After securing the bandage, she directed the grooms to carry the victim to the coach, the unconscious man groaning as they eased him against the padded squabs.
“Tom, ride on ahead and alert Mrs. Jenkins. We’ll need boiling water and hot bricks and such.” The squire shook his head, his nose red with cold and his eyes worried. “Go on, I’ll settle with you later. There’ll be a reckoning to pay for this day’s work, make no mistake!”
Wordlessly his son nodded, then sprinted to his mount. After assisting Laura into the carriage beside her patient, the squire hesitated. “You’ll tend him back at the hall?”
“Until more experienced help arrives, of course. But I recommend you send someone with strong coffee to sober up Dr. Winthrop, or over to the next county for their physician. I’ve no experience with gunshots, and to tell the truth, the young man looks very badly.”
To her surprise, the squire seized her hands. “You must stay, Mrs. Martin, and do all you can! ‘Tis no country doctor we’ll be having! I’ve sent word to the lad’s brother to come at once and bring his own physician. Please say you’ll stay with the boy until he arrives!”
An instinctive prickle of fear skittered up from her toes and lodged at her throat. She glanced at the still figure beside her. Was there something familiar about that profile? “He is from a prominent family?” she ventured, already dreading the response.
“Younger brother of the Earl of Beaulieu.”
For a moment her heart nearly stopped. “The Puzzlebreaker?” she asked weakly. “Friend to the prime minister, one of the wealthiest men in the realm?”
“Aye, he founded that daft Puzzlemaker’s Club, but he’s a sharp ‘un, for all that. It’s said Lord Riverton don’t make a move without consulting him. Been visiting friends up north, with this cub set to join him next week.” The squire sighed heavily. “When I consider what Lord Beaulieu may think should his brother Kit die in my care … I do swear, I rue the day my Tom met him at Oxford.”
“Surely the earl could not hold you responsible.”

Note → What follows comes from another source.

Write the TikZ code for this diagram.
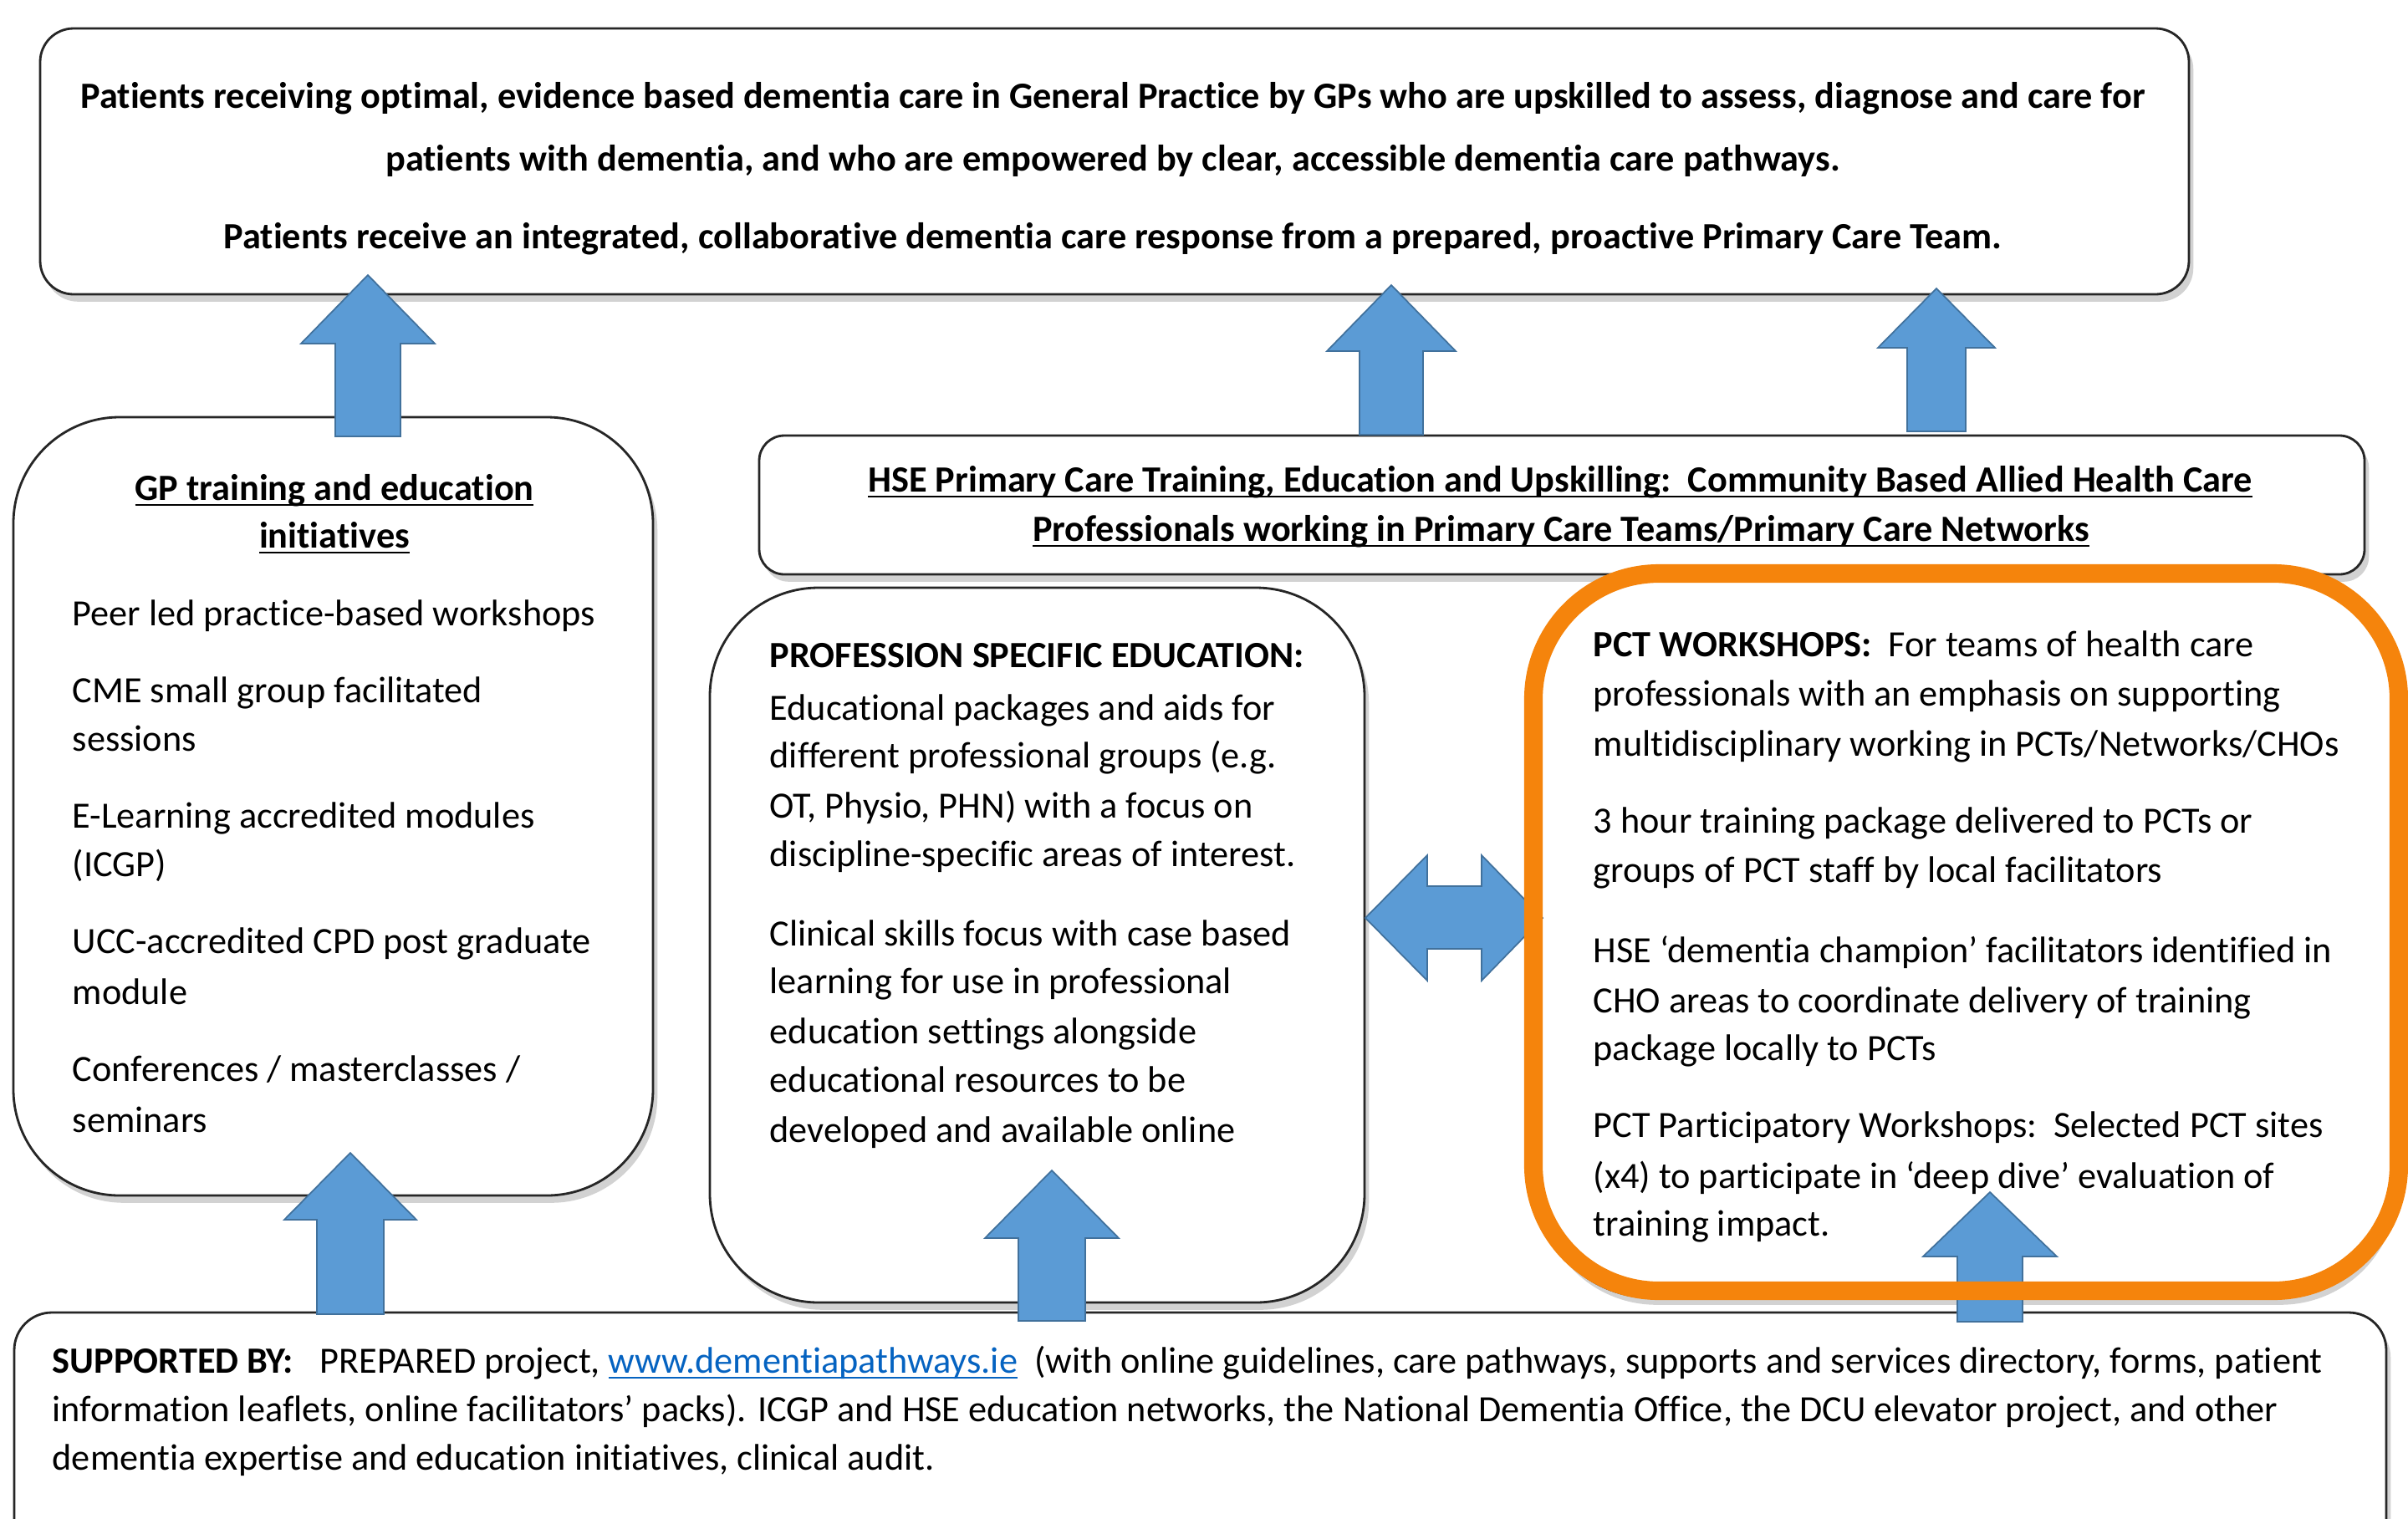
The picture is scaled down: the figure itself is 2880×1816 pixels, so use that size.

The squire shrugged, then raised pleading eyes to hers. “I beg you to stay, Mrs. Martin. With any luck, my messenger will reach the earl within hours and bring his physician back, mayhap by nightfall. I’d not have the worthless Winthrop near him, drunk or sober, and Lord knows, my sister will be no help. Mistress Mary thought so highly of your skill—none better in the county, she swore. Will you not keep the lad alive until his kin arrive?”
And thereby encounter the Earl of Beaulieu? All her protective instincts screamed danger as the metallic taste of fear filled her mouth, seeming stronger than ever after its near two-year hiatus. Though her first impulse was to jump from the carriage, mount the borrowed horse and race back to the safe haven of her little cottage, she struggled to squelch her irrational panic.
She must fashion a measured reply. The squire would be expecting from her nothing more extreme than worry.